What is expected:
Restate the listing that follows word for word, without its pictures.

--- begin ---

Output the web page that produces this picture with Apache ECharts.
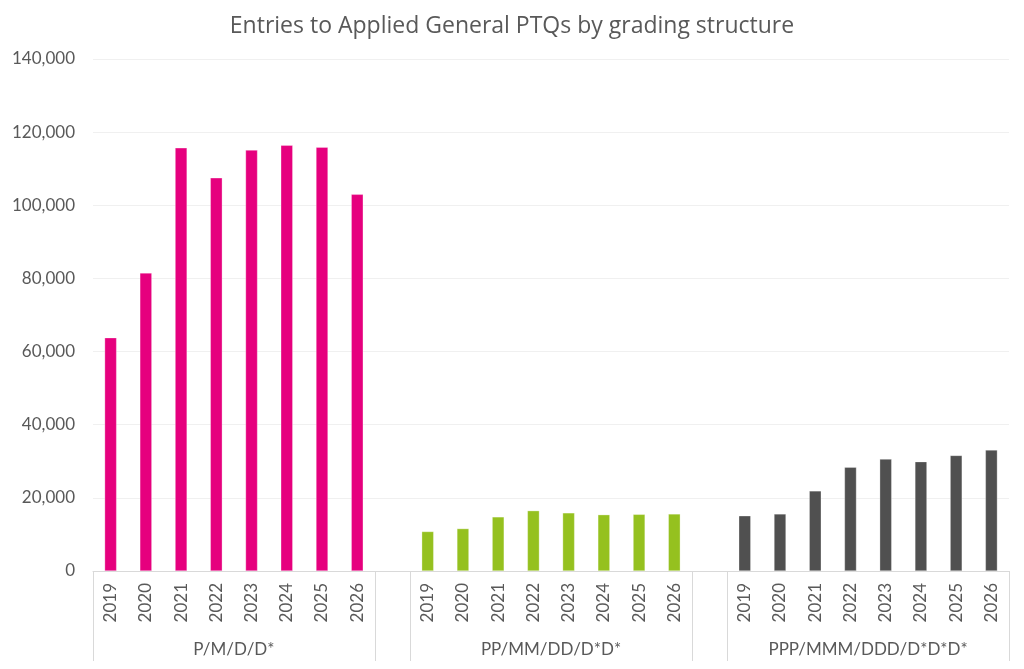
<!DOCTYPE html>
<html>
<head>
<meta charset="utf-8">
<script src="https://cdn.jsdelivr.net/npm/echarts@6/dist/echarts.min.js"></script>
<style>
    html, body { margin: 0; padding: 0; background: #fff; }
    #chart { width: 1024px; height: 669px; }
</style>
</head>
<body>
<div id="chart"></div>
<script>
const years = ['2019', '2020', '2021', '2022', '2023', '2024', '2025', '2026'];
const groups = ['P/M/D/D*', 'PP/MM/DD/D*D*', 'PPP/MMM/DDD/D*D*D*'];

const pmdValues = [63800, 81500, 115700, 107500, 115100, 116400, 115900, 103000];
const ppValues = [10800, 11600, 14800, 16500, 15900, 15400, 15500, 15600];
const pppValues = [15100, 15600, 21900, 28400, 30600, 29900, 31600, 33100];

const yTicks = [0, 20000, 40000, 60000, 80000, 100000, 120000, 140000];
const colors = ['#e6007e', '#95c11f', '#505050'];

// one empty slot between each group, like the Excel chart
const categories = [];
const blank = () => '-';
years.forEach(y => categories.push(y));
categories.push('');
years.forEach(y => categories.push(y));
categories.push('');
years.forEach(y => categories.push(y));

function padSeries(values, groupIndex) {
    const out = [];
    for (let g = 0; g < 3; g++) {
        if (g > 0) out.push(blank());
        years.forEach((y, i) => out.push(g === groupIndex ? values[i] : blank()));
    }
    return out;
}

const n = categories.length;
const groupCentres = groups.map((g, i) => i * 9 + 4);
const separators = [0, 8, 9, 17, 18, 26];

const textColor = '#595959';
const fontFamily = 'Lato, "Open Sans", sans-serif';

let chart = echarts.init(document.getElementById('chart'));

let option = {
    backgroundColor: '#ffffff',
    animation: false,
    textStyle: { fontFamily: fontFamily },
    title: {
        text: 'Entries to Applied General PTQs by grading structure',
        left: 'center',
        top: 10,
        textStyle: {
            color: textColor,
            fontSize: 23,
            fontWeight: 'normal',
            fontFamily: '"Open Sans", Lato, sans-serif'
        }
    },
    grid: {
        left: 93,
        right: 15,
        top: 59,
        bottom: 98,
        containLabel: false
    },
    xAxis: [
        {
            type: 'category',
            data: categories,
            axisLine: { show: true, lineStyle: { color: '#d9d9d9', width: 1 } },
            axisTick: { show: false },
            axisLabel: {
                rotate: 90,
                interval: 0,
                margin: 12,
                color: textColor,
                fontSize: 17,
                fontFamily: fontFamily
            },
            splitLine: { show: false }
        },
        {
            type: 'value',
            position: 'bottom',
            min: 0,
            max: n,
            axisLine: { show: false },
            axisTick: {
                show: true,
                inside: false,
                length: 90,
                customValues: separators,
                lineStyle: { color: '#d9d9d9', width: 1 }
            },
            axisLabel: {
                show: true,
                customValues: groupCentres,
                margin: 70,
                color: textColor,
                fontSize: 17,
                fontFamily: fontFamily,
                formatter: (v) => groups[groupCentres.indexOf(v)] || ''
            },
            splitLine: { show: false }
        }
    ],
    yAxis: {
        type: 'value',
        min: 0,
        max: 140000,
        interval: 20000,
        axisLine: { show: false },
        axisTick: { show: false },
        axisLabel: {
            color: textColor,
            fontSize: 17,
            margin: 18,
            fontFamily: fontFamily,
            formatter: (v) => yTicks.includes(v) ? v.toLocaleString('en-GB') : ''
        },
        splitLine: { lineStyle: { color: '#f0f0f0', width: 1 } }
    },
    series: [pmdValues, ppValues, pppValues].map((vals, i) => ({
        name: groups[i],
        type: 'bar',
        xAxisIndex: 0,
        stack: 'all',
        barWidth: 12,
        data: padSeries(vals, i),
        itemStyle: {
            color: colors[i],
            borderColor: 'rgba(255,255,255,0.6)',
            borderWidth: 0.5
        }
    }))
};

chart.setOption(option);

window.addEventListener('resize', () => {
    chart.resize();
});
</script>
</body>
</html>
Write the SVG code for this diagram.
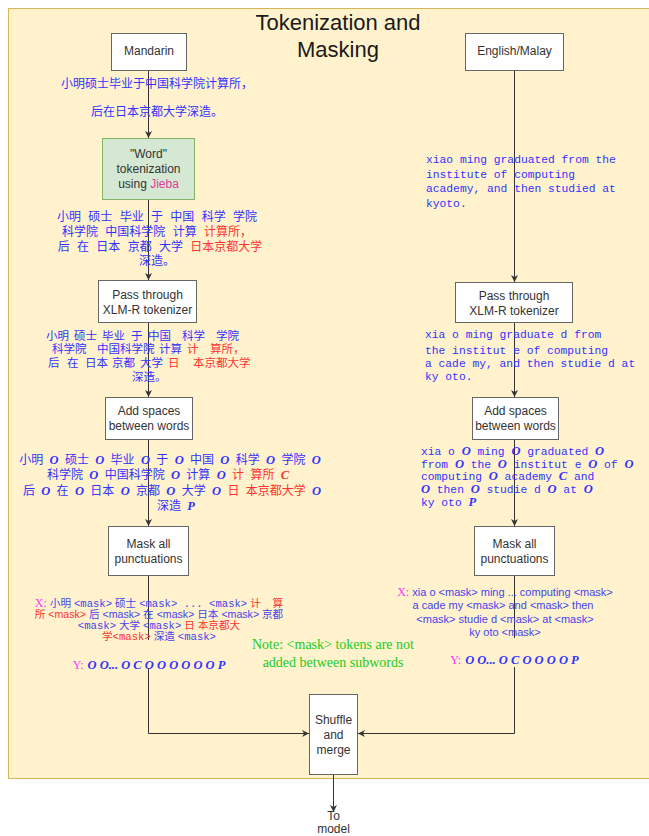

--- end ---

Reply:
Output the web page that produces this picture with Apache ECharts.
<!DOCTYPE html>
<html>
<head>
<meta charset="utf-8">
<script src="https://cdn.jsdelivr.net/npm/echarts@6/dist/echarts.min.js"></script>
<style>
    html, body { margin: 0; padding: 0; background: #fff; }
    #chart { width: 1024px; height: 669px; }
</style>
</head>
<body>
<div id="chart"></div>
<script>
const years = ['2019', '2020', '2021', '2022', '2023', '2024', '2025', '2026'];
const groups = ['P/M/D/D*', 'PP/MM/DD/D*D*', 'PPP/MMM/DDD/D*D*D*'];

const pmdValues = [63800, 81500, 115700, 107500, 115100, 116400, 115900, 103000];
const ppValues = [10800, 11600, 14800, 16500, 15900, 15400, 15500, 15600];
const pppValues = [15100, 15600, 21900, 28400, 30600, 29900, 31600, 33100];

const yTicks = [0, 20000, 40000, 60000, 80000, 100000, 120000, 140000];
const colors = ['#e6007e', '#95c11f', '#505050'];

// one empty slot between each group, like the Excel chart
const categories = [];
const blank = () => '-';
years.forEach(y => categories.push(y));
categories.push('');
years.forEach(y => categories.push(y));
categories.push('');
years.forEach(y => categories.push(y));

function padSeries(values, groupIndex) {
    const out = [];
    for (let g = 0; g < 3; g++) {
        if (g > 0) out.push(blank());
        years.forEach((y, i) => out.push(g === groupIndex ? values[i] : blank()));
    }
    return out;
}

const n = categories.length;
const groupCentres = groups.map((g, i) => i * 9 + 4);
const separators = [0, 8, 9, 17, 18, 26];

const textColor = '#595959';
const fontFamily = 'Lato, "Open Sans", sans-serif';

let chart = echarts.init(document.getElementById('chart'));

let option = {
    backgroundColor: '#ffffff',
    animation: false,
    textStyle: { fontFamily: fontFamily },
    title: {
        text: 'Entries to Applied General PTQs by grading structure',
        left: 'center',
        top: 10,
        textStyle: {
            color: textColor,
            fontSize: 23,
            fontWeight: 'normal',
            fontFamily: '"Open Sans", Lato, sans-serif'
        }
    },
    grid: {
        left: 93,
        right: 15,
        top: 59,
        bottom: 98,
        containLabel: false
    },
    xAxis: [
        {
            type: 'category',
            data: categories,
            axisLine: { show: true, lineStyle: { color: '#d9d9d9', width: 1 } },
            axisTick: { show: false },
            axisLabel: {
                rotate: 90,
                interval: 0,
                margin: 12,
                color: textColor,
                fontSize: 17,
                fontFamily: fontFamily
            },
            splitLine: { show: false }
        },
        {
            type: 'value',
            position: 'bottom',
            min: 0,
            max: n,
            axisLine: { show: false },
            axisTick: {
                show: true,
                inside: false,
                length: 90,
                customValues: separators,
                lineStyle: { color: '#d9d9d9', width: 1 }
            },
            axisLabel: {
                show: true,
                customValues: groupCentres,
                margin: 70,
                color: textColor,
                fontSize: 17,
                fontFamily: fontFamily,
                formatter: (v) => groups[groupCentres.indexOf(v)] || ''
            },
            splitLine: { show: false }
        }
    ],
    yAxis: {
        type: 'value',
        min: 0,
        max: 140000,
        interval: 20000,
        axisLine: { show: false },
        axisTick: { show: false },
        axisLabel: {
            color: textColor,
            fontSize: 17,
            margin: 18,
            fontFamily: fontFamily,
            formatter: (v) => yTicks.includes(v) ? v.toLocaleString('en-GB') : ''
        },
        splitLine: { lineStyle: { color: '#f0f0f0', width: 1 } }
    },
    series: [pmdValues, ppValues, pppValues].map((vals, i) => ({
        name: groups[i],
        type: 'bar',
        xAxisIndex: 0,
        stack: 'all',
        barWidth: 12,
        data: padSeries(vals, i),
        itemStyle: {
            color: colors[i],
            borderColor: 'rgba(255,255,255,0.6)',
            borderWidth: 0.5
        }
    }))
};

chart.setOption(option);

window.addEventListener('resize', () => {
    chart.resize();
});
</script>
</body>
</html>
Write the SVG code for this diagram.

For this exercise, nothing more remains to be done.